In an emotive appeal to the entire State, which votes on April 10, 17 and 24, Narendra Modi said he has come to the banks of the Krishna, to the land of Tilak, Shivaji and Ganesh ji, straight after filing his nomination at Vadodara, and hoped for fulsome support for a robust regime at the Centre. He urged the people to get rid of the limping regime and not let the Congress NCP open their account in the State, but to make the Mahayuti victorious in all 48 seats, to get the su-rajya of Chhatrapati Shivaji. Mocking political pundits who crunch numbers in drawing rooms and television studios, and said they have only to come to his rallies to realise the mood of the nation. As the crowd roared in approval, Narendra Modi said this election is about the mental chemistry of 125 crore Indians, and brushing aside the importance of political parties and candidates, appealed directly to the people to vote for him.

Concluding his Bharat Vijay rally at Bidar, Karnataka, Narendra Modi told ecstatic crowds that kept chanting his name at regular intervals that no country should suffer the misgovernance and frightening corruption that India has suffered in the past 10 years. Lamenting the decline of the famous bidri handicraft of Bidar, he said that a responsive Government would have made this handicraft internationally famous, and said that in Gujarat his regime had taken the humble kite making craft from Rs 35 crore to Rs 700 crore worth industry by simply launching an international kite flying festival! Bidar, therefore, can do so more.
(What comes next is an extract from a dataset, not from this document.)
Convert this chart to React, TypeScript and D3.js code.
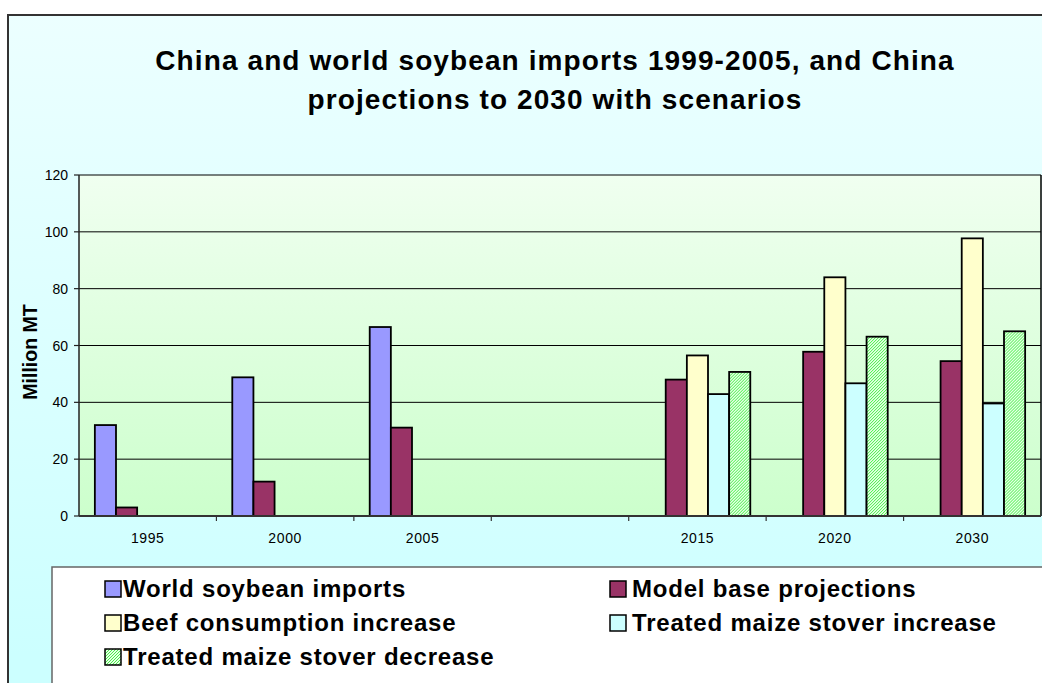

Pointing out that neither the Congress president Sonia Gandhi nor vice-president ever speak on the issues of price rise, corruption, criminalisation of politics and the lack of development under the UPA, but hide their multiple failures behind the mask of secularism, he insisted that they must be made accountable for the unemployment and agrarian crises facing the nation. Invoking the legacy of the great social reformer Basava (Basavanna), the Gujarat veteran urged the people of Karnataka, which votes on April 17, to give the BJP victory in all 28 Lok Sabha seats and elect a strong and decisive Government that can overcome the disabilities of the past 10 years.